Molly Dektar. Simon & Schuster, $26 (352p) ISBN 978-1-5011-4486-8

In her excellent debut, Dektar probes life in a cult with a masterful hand, excavating the troubled mind of a young woman who joins what she thinks is a modern-day commune. Rather than boarding a plane for college, 19-year-old Berie leaves her home in Durham, N.C., and meets an alluring man named Bay at an Asheville, N.C., bus stop. He invites her into the Ash family fold, where he tells her she can stay “three days, or the rest of your life” on their co-op farm tucked away in the mountains.

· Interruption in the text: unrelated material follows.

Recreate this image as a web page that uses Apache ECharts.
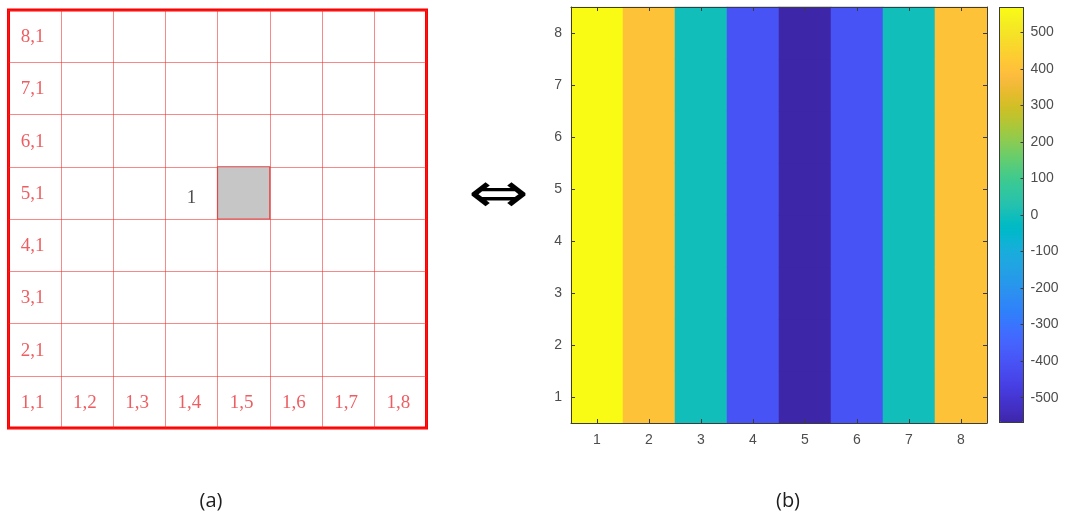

The Ash family follows a hypnotic and powerful leader called Dice, who engages in violent “actions” against developers who will harm the natural world. Dice dubs Berie “Harmony,” and she begins the hardworking life of living off the grid and rejecting everything outside the family as a “fake world.” Berie cuts off her mother and ex-boyfriend, believing that she has found a place where she belongs, but as much as she struggles for trust and acceptance—and craves intimacy with Bay—she makes mistakes and pays the price. She also learns that the family can be a threat to those who go astray. Dektar’s eloquent, often poetic prose draws readers into this disturbing, powerful novel. Agent: PJ Mark, Janklow & Nesbit Associates. (Apr.)